RUU tersebut bisa memberi wewenang yang lebih besar bagi pemerintah Amerika Serikat dalam memantau Pemerintah Hong Kong dan Komunis Tiongkok. Hal itu untuk memastikan rakyat Hong Kong menikmati otonomi tingkat tinggi di bawah prinsip “satu negara, dua sistem” dan memberi sanksi kepada pejabat yang merusak hak asasi manusia di Hong Kong.

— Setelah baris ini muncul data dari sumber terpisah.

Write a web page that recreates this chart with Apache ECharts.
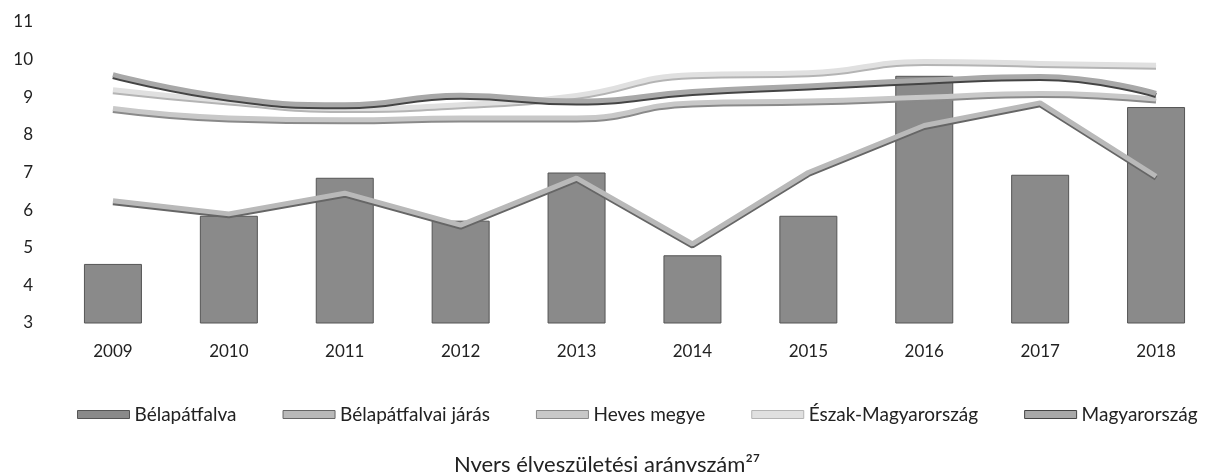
<!DOCTYPE html>
<html>
<head>
<meta charset="utf-8">
<title>Nyers élveszületési arányszám</title>
<style>
  html, body { margin: 0; padding: 0; background: #ffffff; }
  #chart { width: 1214px; height: 472px; }
</style>
</head>
<body>
<div id="chart"></div>
<script src="https://cdn.jsdelivr.net/npm/echarts@6/dist/echarts.min.js"></script>
<script>
// adatok
var years = ['2009', '2010', '2011', '2012', '2013', '2014', '2015', '2016', '2017', '2018'];
var belapatfalva = [4.57, 5.85, 6.86, 5.72, 7.0, 4.8, 5.85, 9.57, 6.94, 8.74];
var jaras = [6.25, 5.9, 6.45, 5.6, 6.85, 5.1, 7.0, 8.25, 8.85, 6.9];
var heves = [8.7, 8.45, 8.4, 8.45, 8.45, 8.85, 8.9, 9.0, 9.1, 8.95];
var eszakMo = [9.2, 8.9, 8.7, 8.8, 9.05, 9.6, 9.65, 9.95, 9.9, 9.85];
var magyarorszag = [9.6, 9.0, 8.8, 9.05, 8.9, 9.15, 9.3, 9.45, 9.55, 9.1];
var yTicks = { min: 3, max: 11, interval: 1 };

var font = 'Lato, "Open Sans", sans-serif';

// vonal színek: [kitöltés, körvonal]
var colors = {
    bar: ['#8a8a8a', '#555'],
    jaras: ['#b9b9b9', '#666'],
    heves: ['#c8c8c8', '#8a8a8a'],
    eszak: ['#e0e0e0', '#b4b4b4'],
    mo: ['#a8a8a8', '#444']
};

function lineSeries(name, data, c, smooth) {
    return {
        name: name,
        type: 'line',
        data: data,
        smooth: smooth,
        symbol: 'none',
        lineStyle: {
            width: 5,
            color: c[0],
            shadowColor: c[1],
            shadowBlur: 0,
            shadowOffsetY: 2
        },
        itemStyle: { color: c[0] }
    };
}

function legendItem(name, c) {
    return { name: name, icon: 'rect', itemStyle: { color: c[0], borderColor: c[1], borderWidth: 1 } };
}

var chart = echarts.init(document.getElementById('chart'));
chart.setOption({
    animation: false,
    backgroundColor: '#ffffff',
    grid: {
        left: 55,
        width: 1186,
        top: 22,
        bottom: 149
    },
    title: {
        text: 'Nyers élveszületési arányszám²⁷',
        left: 'center',
        top: 449,
        textStyle: { fontFamily: font, fontSize: 22, fontWeight: 'normal', color: '#222' }
    },
    legend: {
        top: 400,
        left: 72,
        itemWidth: 52,
        itemHeight: 8,
        itemGap: 46,
        textStyle: { fontFamily: font, fontSize: 19, color: '#222' },
        data: [
            legendItem('Bélapátfalva', colors.bar),
            legendItem('Bélapátfalvai járás', colors.jaras),
            legendItem('Heves megye', colors.heves),
            legendItem('Észak-Magyarország', colors.eszak),
            legendItem('Magyarország', colors.mo)
        ]
    },
    xAxis: {
        type: 'category',
        data: years,
        axisLine: { show: false },
        axisTick: { show: false },
        axisLabel: { fontFamily: font, fontSize: 17, color: '#222', margin: 20 }
    },
    yAxis: {
        type: 'value',
        min: yTicks.min,
        max: yTicks.max,
        interval: yTicks.interval,
        splitLine: { show: false },
        axisLine: { show: false },
        axisTick: { show: false },
        axisLabel: { fontFamily: font, fontSize: 17, color: '#222', margin: 22 }
    },
    series: [
        {
            name: 'Bélapátfalva',
            type: 'bar',
            data: belapatfalva,
            barWidth: 58,
            itemStyle: { color: colors.bar[0], borderColor: colors.bar[1], borderWidth: 1 }
        },
        lineSeries('Bélapátfalvai járás', jaras, colors.jaras, false),
        lineSeries('Heves megye', heves, colors.heves, true),
        lineSeries('Észak-Magyarország', eszakMo, colors.eszak, true),
        lineSeries('Magyarország', magyarorszag, colors.mo, true)
    ]
});
</script>
</body>
</html>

Media Hong Kong ” The Stand News” melaporkan pada Rabu, 11 September 2019 lalu  bahwa surat bersama yang dikirim kepada Nancy Pelosi itu, ditandatangani sejumlah besar cendekiawan terkemuka Amerika Serikat. Beberapa nama diantaranya, Jerome A. Cohen, mantan rektor Harvard Law School, Larry Diamond, peneliti senior di The Hoover Institution at Stanford University, Andrew Nathan, profesor politik di Columbia University, dan Michael C. Davis, ahli hukum Amerika dan tokoh terkemuka lainnya.

Menurut surat bersama itu, Undang-Undang Kebijakan Hong Kong yang disahkan oleh Kongres Amerika Serikat pada tahun 1992 menunjukkan komitmen Amerika Serikat terhadap hak asasi manusia dan demokrasi di Hong Kong. Juga menganggap Hong Kong sebagai wilayah independen yang tidak sama dengan Tiongkok dalam kebijakan perdagangan, investasi, keuangan, dan imigrasi Amerika Serikat.

Namun, mengingat krisis di Hong Kong dalam beberapa tahun terakhir, Surat Bersama tersebut menyatakan bahwa pemerintah Amerika Serikat perlu memilih lebih banyak cara di luar posisi istimewa Hong Kong untuk mempertahankan atau mengakhiri dalam memantau pemerintah Hong Kong.

Surat bersama itu meminta Senat dan Parlemen Amerika Serikat untuk meloloskan Undang-Undang Hak Asasi Manusia dan Demokrasi Hong Kong saat ini. Kongres mengatur kementerian Luar Negeri Amerika Serikat untuk meninjau kembali otonomi Hong Kong setiap tahun, meminta laporan Departemen Perdagangan Amerika Serikat, Kementerian Keuangan, dan Kementerian Luar Negeri untuk melaporkan apakah pemerintah Hong Kong menerapkan kebijakan impor dan ekspor Amerika Serikat yang relevan. Di samping itu juga memberi wewenang kepada departemen terkait untuk memberikan sanksi kepada pejabat yang menindas hak asasi manusia di Hong Kong, dan menolak pengajuan visa Amerika Serikat tokoh atau pejabat Hong Kong yang menetapkan kejahatan terkait demonstrasi.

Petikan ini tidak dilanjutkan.